What are the responsibilities and job description for the SCHOOL PSYCHOLOGIST Position # 314047 position at Lee County School District -NC?
Qualifications:
Advanced Degree
Nature of Work
School psychologists help students succeed academically, socially, and emotionally. They collaborate with educators, administrators, families, and other mental health professionals to create safe, healthy, and supportive learning environments for all students and strengthen connections between home and school.
Essential Job Functions:
- Practice in ways that meet all appropriate ethical, professional, and legal standards.
- Understand and apply federal, state, and local policies and regulations in the delivery of school psychological services.
- Maintain confidentiality of student records and information.
- Use technology in ways that are consistent with ethical and responsible professional practice.
- Recognize issues of diversity that affect routine interactions with other people and organizations.
- Modify or adapt routine practice to effectively meet these diverse needs.
- Demonstrate sensitivity and skills needed to work with families, students, and staff from diverse cultures and backgrounds.
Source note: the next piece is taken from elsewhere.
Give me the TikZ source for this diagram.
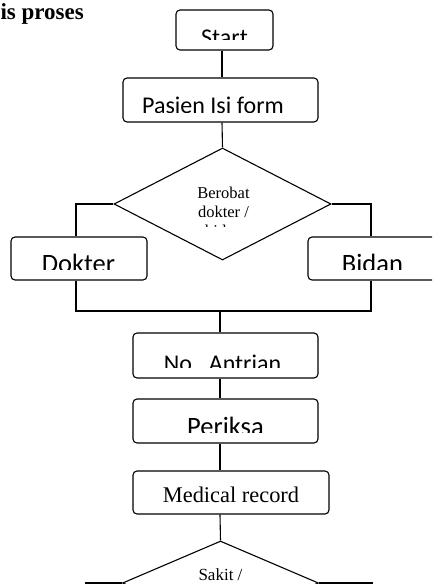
\documentclass[tikz,border=0pt]{standalone}
\usepackage{fontspec}
\setmainfont{Liberation Serif}
\newfontfamily\calib{Carlito}
\usetikzlibrary{shapes.geometric}
\begin{document}
\begin{tikzpicture}[x=1pt,y=-1pt,line width=1.1pt,
  box/.style={draw,rounded corners=4pt,inner sep=0pt,line width=1.1pt},
  dia/.style={draw,diamond,inner sep=0pt,line width=1.1pt},
  sans/.style={anchor=base,inner sep=0pt,font=\calib\fontsize{24}{28}\selectfont},
  bigsans/.style={anchor=base,inner sep=0pt,font=\calib\fontsize{26.5}{30}\selectfont},
  serif/.style={anchor=base,inner sep=0pt,font=\fontsize{16.5}{19}\selectfont},
  conn/.style={draw,line width=1.1pt}]
\useasboundingbox (0,0) rectangle (432,584);
\clip (0,0) rectangle (432,584);
\fill[white] (0,0) rectangle (432,584);

% title
\node[anchor=base west,inner sep=0pt,font=\bfseries\fontsize{23}{27}\selectfont] (title) at (0,19) {is proses};

% boxes
\node[box,minimum width=97pt,minimum height=40pt] (start) at (224.5,30) {};
\node[box,minimum width=195pt,minimum height=44pt] (pasien) at (220.5,100) {};
\node[dia,minimum width=217pt,minimum height=112pt] (d1) at (222.5,204) {};
\node[box,minimum width=136pt,minimum height=43pt] (dok) at (79,258.5) {};
\node[box,minimum width=129pt,minimum height=43pt] (bid) at (372.5,258.5) {};
\node[box,minimum width=185pt,minimum height=45pt] (ant) at (225.5,355.5) {};
\node[box,minimum width=185pt,minimum height=44pt] (per) at (225.5,421) {};
\node[box,minimum width=196pt,minimum height=43pt] (med) at (231,492.5) {};
\node[dia,minimum width=196pt,minimum height=84pt] (d2) at (220.5,583) {};

% clipped texts
\begin{scope}\clip (150,0) rectangle (300,39);
  \node[sans] (tstart) at (224.5,45.5) {Start};\end{scope}
\begin{scope}\clip (130,80) rectangle (310,112);
  \node[sans] (tpasien) at (213,113.5) {Pasien Isi form};\end{scope}
\begin{scope}\clip (15,240) rectangle (145,269);
  \node[bigsans] (tdok) at (78.5,272.5) {Dokter};\end{scope}
\begin{scope}\clip (312,240) rectangle (432,269);
  \node[bigsans] (tbid) at (372.5,272.5) {Bidan};\end{scope}
\begin{scope}\clip (140,336) rectangle (315,367);
  \node[sans] (tant) at (222.5,371) {No.\ \ Antrian};\end{scope}
\begin{scope}\clip (140,402) rectangle (315,432);
  \node[bigsans] (tper) at (225.5,435.5) {Periksa};\end{scope}

\node[anchor=base,inner sep=0pt,font=\fontsize{22.4}{26}\selectfont] (tmed) at (231,502) {Medical record};

\node[serif] (q1a) at (223.5,198) {Berobat};
\node[serif] (q1b) at (223.5,217) {dokter /};
\begin{scope}\clip (180,220) rectangle (270,226.5);
  \node[serif] (q1c) at (223.5,236) {bidan};\end{scope}
\node[serif,font=\fontsize{17}{20}\selectfont] (q2) at (220.5,580) {Sakit /};

% connectors
\coordinate (cx) at (222,0);
\draw[conn] (cx |- start.south) -- (cx |- pasien.north);
\draw[conn] (cx |- pasien.south) -- (d1.north);
\coordinate (jl) at (76,204);
\coordinate (jr) at (371,204);
\coordinate (jb) at (220,311);
\draw[conn] (d1.west) -- (jl) -- (jl |- dok.north);
\draw[conn] (d1.east) -- (jr) -- (jr |- bid.north);
\draw[conn] (jl |- dok.south) -- (jl |- jb) -- (jr |- jb) -- (jr |- bid.south);
\draw[conn] (jb) -- (jb |- ant.north);
\draw[conn] (jb |- ant.south) -- (jb |- per.north);
\draw[conn] (jb |- per.south) -- (jb |- med.north);
\draw[conn] (jb |- med.south) -- (d2.north);
\coordinate (kl) at (86,583);
\coordinate (kr) at (372,583);
\draw[conn] (d2.west) -- (kl) -- ++(0,10);
\draw[conn] (d2.east) -- (kr) -- ++(0,10);
\end{tikzpicture}
\end{document}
- Establish and maintain expertise in using technology such as data management, report writing, web pages, literature reviews, and data analysis.
- Use spreadsheets or other software programs to organize and graphically display data and monitor progress when appropriate for use at the system, building, and individual student level.
- Evaluate and synthesize a cumulative body of research findings as a foundation for effective service delivery.
- Collect, analyze, and interpret program evaluation data in applied settings.
- Evaluate the effectiveness of school-based intervention plans.
- Understand the organization of schools and systems change to provide leadership in developing and implementing early intervention and prevention programs.
- Demonstrate knowledge and leadership when assisting in the development of school policy and impacts student learning and safety.
- Demonstrate knowledge of school and classroom climates and use such knowledge to assist in developing school improvement plans and classroom intervention.
- Use empirically supported strategies to design, implement, and evaluate effective policies.
- Employ practices that promote home, school, and community partnerships and enhance learning and mental health goals for students.
- Identify diverse cultural issues, situations, and other factors that influence family, school, and community interactions and address such issues when developing and providing services.
- Demonstrate knowledge regarding the social, affective, and adaptive domains of child development.
- Identify and apply sound principles of behavior change within these domains to assist in designing and implementing prevention and intervention programs.
- Help schools develop challenging, but achievable, cognitive and academic goals for all students.
- Collaborate with others to develop appropriate cognitive and academic goals for students with different abilities, disabilities, strengths, needs, and develop interventions to achieve these goals.
- Implement appropriate and alternative ways to monitor and assess the effectiveness of interventions and individual student progress toward goals.
- Assess students’ cognitive abilities using a variety of instruments and techniques that are appropriate for the individual student.
- Provide leadership in developing a safe, caring, and inviting school with a sense of community where contributions of all persons are valued, where there are high expectations of excellence for all students, and where home-school-agency partnerships are valued.
- Demonstrate expertise in collecting, managing, and interpreting various types of individual and group data.
- Apply sound principles of data-based decision making to all aspects of practice (e.g., designing interventions, monitoring student progress, consulting with school administrators, and disseminating intervention research findings within the school setting).
- Demonstrate strong interpersonal skills and the ability to work, communicate, and collaborate effectively with teachers, other school staff, and families as part of a team within the school setting.
- Ensure that students and families know about community services and programs and assist them in accessing these, as appropriate.
- Participate in planning and implementing prevention programs to address the social and affective needs of students (e.g, programs to address bullying, school violence, and school safety).
- Have knowledge of universal screening, as well as early reading and math literacy.
- Participate in designing prevention and intervention methods to address programs that influence student learning.
- Provide direct services to individuals or groups of students (e.g., counseling, crisis interventions, mentoring, and individual safety plans, when appropriate).
- Consult and confer with teachers, staff, and families about strategies to facilitate the social and affective adjustment of students.
- Participate in planning and/or implementation of school or system-level crisis response.
- Identify resources and coordinate service with other professionals and/or agencies to address student’s behavioral, affective, or social needs.
- Performs other duties and responsibilities as assigned by supervisor.